The concept of habitus is employed by Bourdieu to convert the limits of both phenomenological and existentialist perspectives, as well as structuralist and historical-materialist interpretations, into a general instrument of sociological investigation. Central to this conversion is the common nexus of the body, understood as both a repository of historical construction, manifested as disposition, and as an agent in the limit-conditions of those constructions. Categorization of the life-world is a manifest function of this active embodiment., performing the instrumentality of social life: the competitions over the production, definition, valuation and expenditure of various modes of capital (social, economic, cultural) as each themselves are functions of differential embodiment.

Software as Habit

Software condenses embodied habits of thought and action into economic systems of cognitive hierarchies. As “language” software both inscribes and describes social action, and as technology an actor enunciates those systems of cognitive hierarchy as the medium of social action. As a structure of disposable inhabitation, software affords a reproducible form of habit, inhabitation and practice. Some contemporary software, designed specifically for the fabrication and maintenance of “self,” as technologies of its accountability, are direct materializations of computational subjectivization. As for any other sort of habitus, access to sites of reproduction is the architectonic capital with which habitat becomes habit. Software acumen provides access to the dispositions of practice it embodies: access to frames and institutions of reproduction and capital-formation in the digital economy. Software, as the operant life-world technology in the network society, structures in its image the construction of individual identity.[8] Software becomes not only a variable in the differential display of habitus; it becomes a grammar for the generation of doxa, of the conditions of the game itself. Software not only cleaves a new sort of class distinction deep into a new sort of social space, it is also reorganizes in its own image the terrain on which capital is produced.
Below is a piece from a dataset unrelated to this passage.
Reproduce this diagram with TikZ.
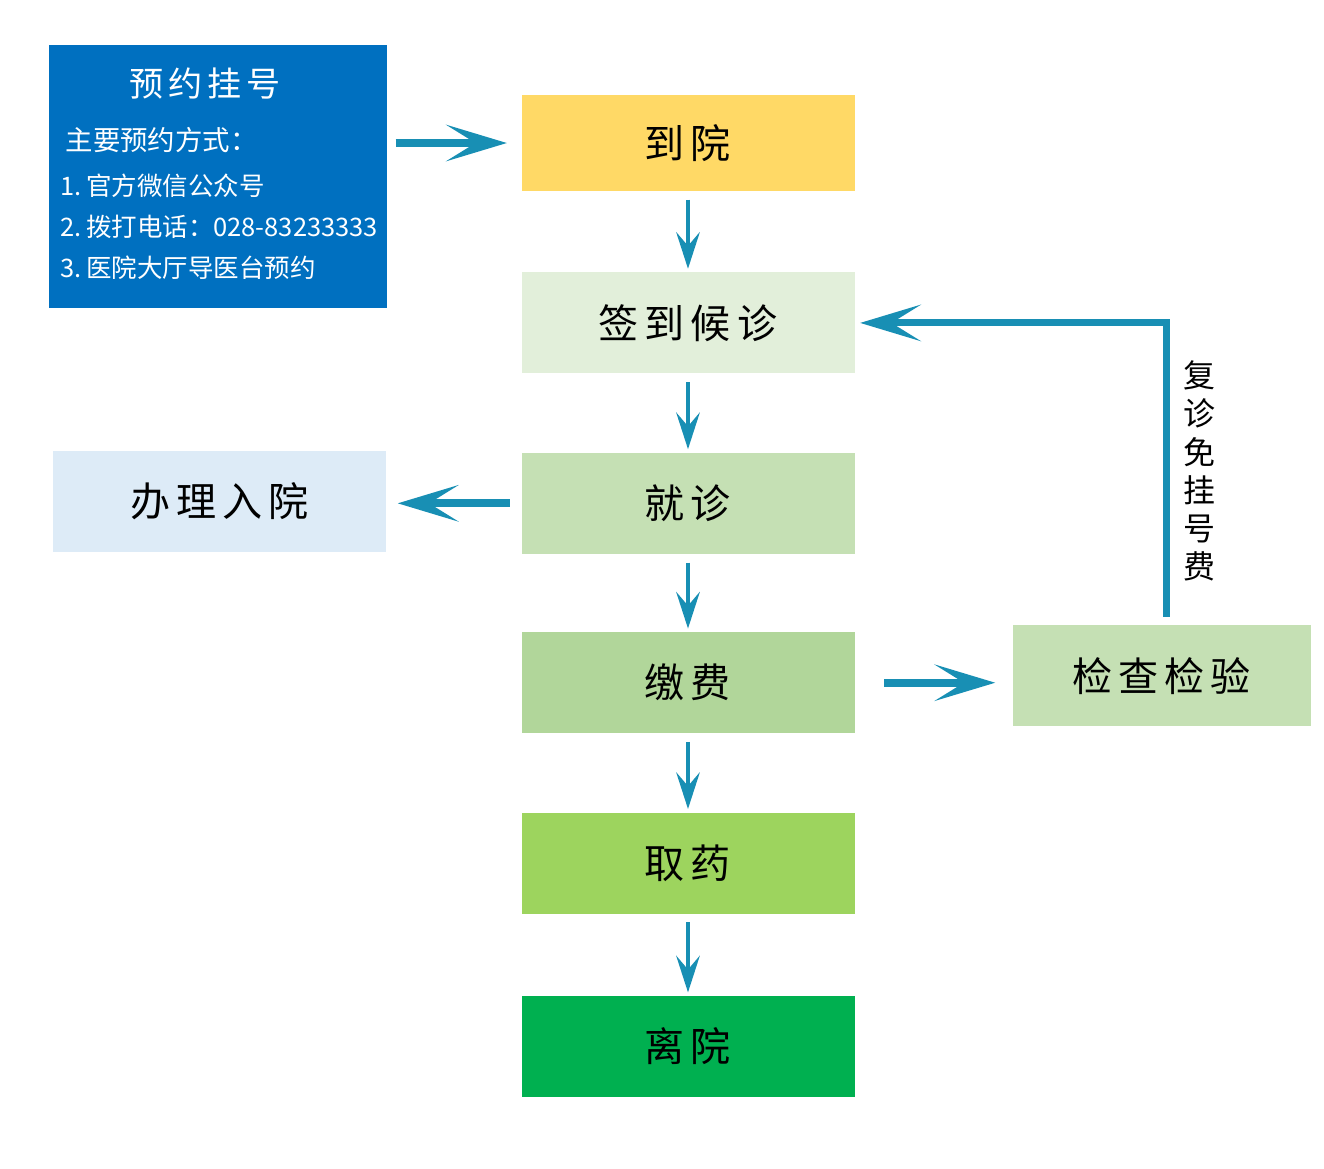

The cultural and social legitimacy of any sort of continuous exercise of power is dependent upon its ability to restructure the techniques of the social field into its own terms and shape, and upon its ability to reproduce itself formally and institutionally. The social field in which, and over which, habitus organizes modes of capital is one not simply mediated by software, but most directly composed of software, built of software and of “soft” interactions. The production of the software-enabled habitus is in turn, reinforced by the production of habitus-enabled soft spaces. The acquisition and application of software-related skills is a crucial social strategy in the network society. Software acumen, considered broadly, does not only define the practical means with which to work and communicate in a software-based economy. Because of its importance in the definition and acquisition of economic capital in that economy, it also serves to redefine the quality and character of social and symbolic capital in general. Software produces the conditions of material space in its own image.

Software as Habitat

Software, as both language and technology, is not only a device-language with which we act upon space, it is also itself a material architecture. As surely as any other architectural reality, software is a lively, embedded feature of the social world. Glowing screens co-populate our homes and workplaces, fiber and copper wires traverse and materialize economic routes, and through those routes, software powers and provides multiple species of capital. Increasingly, it is impossible to imagine architectural or urban design projects without considering built space as an infrastructure for software-mediated activity, and without a foregrounding of software as a primary stage on which habitation will play out there.

The “interface, ” as both textual post-genre and as generic metaphor of connection and communication, has emerged as perhaps the dominant material discourse of action across multiple global cultures. Interfaces generalize and condense the utility of physical features and affordances of the life-world. Considered as nodes along the trajectory of a given day, modulating interfaces narrate everyday life. The practice of everyday life requires the navigation of a complex geography of interfaces. The scenario of the day involves a complex mapping of the distributed spread of interface. Interfaces animate most of our important social technologies; they are concentrated in automobiles, on television screens, on telephones, on PDA’s, videogame consoles, on desktop computers, on cash registers, on ATM’s, on portable music players, on remote controls, etc.

Interfaces are central to the programmatic logics of space. Specific interfaces are utilized in specific architectonic conditions: “Offices” are not just where certain kinds of socio-economic activity takes place, they are more specifically where certain software and material interfaces are activated; “living rooms” are not just where other kinds of culture take place, they are, likewise, more specifically where certain software and material interfaces are activated. The same interface specificity differentiates the inhabitation of public banking terminals, automobile interiors, retail purchasing registers, etc. Software and the interfaces that make software into social technologies frame the practice and personality of everyday space, and these modulations of interface discourses are crucial to practical urban and architectural design in the network society.

Mobile Computing and Augmented Architecture

Mobile computing and augmented architecture are two interrelated modes of pervasive computation. Both are dependent upon different modes of user-data interfaces, and accordingly produce different discourses of self-accounting, as well as attendant subject-positions.

The PDA (Personal Digital Assistant) is the iconic device of mobile computation. Representative products run the Palm OS or Pocket PC applications, but others, like the RIM Blackberry, are based less on the model of the handheld computer and geared more toward wireless email functions. Next generation phones running Psion OS or scaled down Java-applets, for example, drive handheld device convergence from the conventions of telephony and speech. Taken as a whole mobile computation should be understood not just as a technique for making data portable, but as a unique, socially complex system for the ritualistic, performative and emotional mediation of personal and public spaces. Mobile computation does not just link individuals and groups; it is also a technology for the production of social agencies and new modes of cultural organization. It demands difficult and contentious new definitions of privacy and publicity, of connection and dislocation. Mobile computing devices allow users to interpret the world, and accordingly input new data to their portable “personal data stack.” Users are able to judge events as they happen by making reference to that stack, and to anticipate or organize upcoming events. Portable software allows for individual users to construct personal control-texts that assist in their mastery of the field conditions of the life-world. It accordingly constructs self-identities in the practical image of those control-texts and that mastery. They do not simply enable the conditions of communication; they also produce the structure of that very enabling.[9] The interface organizes the world for the user of mobile computation.